→ TO DO: Transcribe all of the material below word for word and leave out its pictures.

====== RECORDED INFORMATION ======

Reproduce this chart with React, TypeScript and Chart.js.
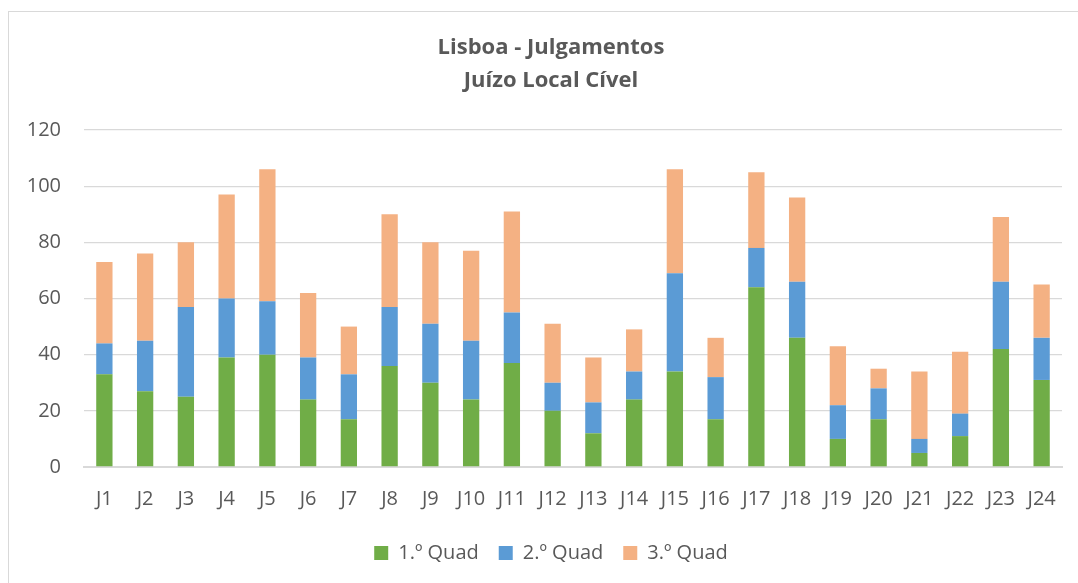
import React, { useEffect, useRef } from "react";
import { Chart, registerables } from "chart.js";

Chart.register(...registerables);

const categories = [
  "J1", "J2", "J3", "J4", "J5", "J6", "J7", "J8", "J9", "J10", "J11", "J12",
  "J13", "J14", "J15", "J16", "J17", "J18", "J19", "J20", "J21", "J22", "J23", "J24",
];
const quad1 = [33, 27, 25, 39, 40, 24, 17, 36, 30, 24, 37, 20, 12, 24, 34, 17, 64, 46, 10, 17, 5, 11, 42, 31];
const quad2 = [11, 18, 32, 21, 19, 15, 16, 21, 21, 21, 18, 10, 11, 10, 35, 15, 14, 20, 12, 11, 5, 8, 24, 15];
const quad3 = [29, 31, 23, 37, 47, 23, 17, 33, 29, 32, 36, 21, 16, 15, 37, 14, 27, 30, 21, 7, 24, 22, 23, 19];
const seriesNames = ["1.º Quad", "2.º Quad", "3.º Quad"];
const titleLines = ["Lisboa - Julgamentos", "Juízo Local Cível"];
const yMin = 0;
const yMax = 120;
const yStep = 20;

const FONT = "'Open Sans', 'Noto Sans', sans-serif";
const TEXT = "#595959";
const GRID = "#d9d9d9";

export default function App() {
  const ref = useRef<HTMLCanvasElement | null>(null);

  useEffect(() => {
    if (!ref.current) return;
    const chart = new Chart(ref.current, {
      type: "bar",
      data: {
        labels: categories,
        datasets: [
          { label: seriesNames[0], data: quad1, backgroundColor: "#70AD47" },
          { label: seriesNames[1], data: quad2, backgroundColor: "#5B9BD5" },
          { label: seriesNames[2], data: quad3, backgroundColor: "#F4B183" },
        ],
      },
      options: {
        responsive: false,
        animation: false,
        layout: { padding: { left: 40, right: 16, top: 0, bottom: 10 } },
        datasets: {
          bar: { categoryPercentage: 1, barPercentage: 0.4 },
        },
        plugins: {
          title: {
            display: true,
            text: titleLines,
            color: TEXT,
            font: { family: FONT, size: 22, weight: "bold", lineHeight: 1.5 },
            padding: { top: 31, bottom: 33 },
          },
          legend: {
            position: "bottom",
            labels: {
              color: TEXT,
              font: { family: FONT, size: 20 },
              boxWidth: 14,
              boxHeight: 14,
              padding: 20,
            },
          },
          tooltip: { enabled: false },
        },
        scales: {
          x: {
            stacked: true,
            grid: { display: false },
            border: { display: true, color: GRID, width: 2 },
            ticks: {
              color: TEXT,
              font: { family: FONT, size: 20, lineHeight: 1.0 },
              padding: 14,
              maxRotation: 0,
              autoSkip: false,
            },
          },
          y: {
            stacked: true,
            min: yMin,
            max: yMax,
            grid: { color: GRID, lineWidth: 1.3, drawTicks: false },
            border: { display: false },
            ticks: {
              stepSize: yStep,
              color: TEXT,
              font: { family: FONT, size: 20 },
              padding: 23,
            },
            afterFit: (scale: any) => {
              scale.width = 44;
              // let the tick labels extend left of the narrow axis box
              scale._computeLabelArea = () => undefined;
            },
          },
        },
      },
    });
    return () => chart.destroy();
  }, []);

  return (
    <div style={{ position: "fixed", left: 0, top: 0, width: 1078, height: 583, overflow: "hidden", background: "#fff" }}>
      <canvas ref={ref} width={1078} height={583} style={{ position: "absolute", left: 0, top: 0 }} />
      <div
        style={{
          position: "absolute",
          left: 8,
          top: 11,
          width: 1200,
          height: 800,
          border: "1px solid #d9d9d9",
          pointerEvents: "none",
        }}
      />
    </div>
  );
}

======

→ SOLUTION TO THE PROBLEM:
Reproduce this chart with React, TypeScript and Chart.js.
import React, { useEffect, useRef } from "react";
import { Chart, registerables } from "chart.js";

Chart.register(...registerables);

const categories = [
  "J1", "J2", "J3", "J4", "J5", "J6", "J7", "J8", "J9", "J10", "J11", "J12",
  "J13", "J14", "J15", "J16", "J17", "J18", "J19", "J20", "J21", "J22", "J23", "J24",
];
const quad1 = [33, 27, 25, 39, 40, 24, 17, 36, 30, 24, 37, 20, 12, 24, 34, 17, 64, 46, 10, 17, 5, 11, 42, 31];
const quad2 = [11, 18, 32, 21, 19, 15, 16, 21, 21, 21, 18, 10, 11, 10, 35, 15, 14, 20, 12, 11, 5, 8, 24, 15];
const quad3 = [29, 31, 23, 37, 47, 23, 17, 33, 29, 32, 36, 21, 16, 15, 37, 14, 27, 30, 21, 7, 24, 22, 23, 19];
const seriesNames = ["1.º Quad", "2.º Quad", "3.º Quad"];
const titleLines = ["Lisboa - Julgamentos", "Juízo Local Cível"];
const yMin = 0;
const yMax = 120;
const yStep = 20;

const FONT = "'Open Sans', 'Noto Sans', sans-serif";
const TEXT = "#595959";
const GRID = "#d9d9d9";

export default function App() {
  const ref = useRef<HTMLCanvasElement | null>(null);

  useEffect(() => {
    if (!ref.current) return;
    const chart = new Chart(ref.current, {
      type: "bar",
      data: {
        labels: categories,
        datasets: [
          { label: seriesNames[0], data: quad1, backgroundColor: "#70AD47" },
          { label: seriesNames[1], data: quad2, backgroundColor: "#5B9BD5" },
          { label: seriesNames[2], data: quad3, backgroundColor: "#F4B183" },
        ],
      },
      options: {
        responsive: false,
        animation: false,
        layout: { padding: { left: 40, right: 16, top: 0, bottom: 10 } },
        datasets: {
          bar: { categoryPercentage: 1, barPercentage: 0.4 },
        },
        plugins: {
          title: {
            display: true,
            text: titleLines,
            color: TEXT,
            font: { family: FONT, size: 22, weight: "bold", lineHeight: 1.5 },
            padding: { top: 31, bottom: 33 },
          },
          legend: {
            position: "bottom",
            labels: {
              color: TEXT,
              font: { family: FONT, size: 20 },
              boxWidth: 14,
              boxHeight: 14,
              padding: 20,
            },
          },
          tooltip: { enabled: false },
        },
        scales: {
          x: {
            stacked: true,
            grid: { display: false },
            border: { display: true, color: GRID, width: 2 },
            ticks: {
              color: TEXT,
              font: { family: FONT, size: 20, lineHeight: 1.0 },
              padding: 14,
              maxRotation: 0,
              autoSkip: false,
            },
          },
          y: {
            stacked: true,
            min: yMin,
            max: yMax,
            grid: { color: GRID, lineWidth: 1.3, drawTicks: false },
            border: { display: false },
            ticks: {
              stepSize: yStep,
              color: TEXT,
              font: { family: FONT, size: 20 },
              padding: 23,
            },
            afterFit: (scale: any) => {
              scale.width = 44;
              // let the tick labels extend left of the narrow axis box
              scale._computeLabelArea = () => undefined;
            },
          },
        },
      },
    });
    return () => chart.destroy();
  }, []);

  return (
    <div style={{ position: "fixed", left: 0, top: 0, width: 1078, height: 583, overflow: "hidden", background: "#fff" }}>
      <canvas ref={ref} width={1078} height={583} style={{ position: "absolute", left: 0, top: 0 }} />
      <div
        style={{
          position: "absolute",
          left: 8,
          top: 11,
          width: 1200,
          height: 800,
          border: "1px solid #d9d9d9",
          pointerEvents: "none",
        }}
      />
    </div>
  );
}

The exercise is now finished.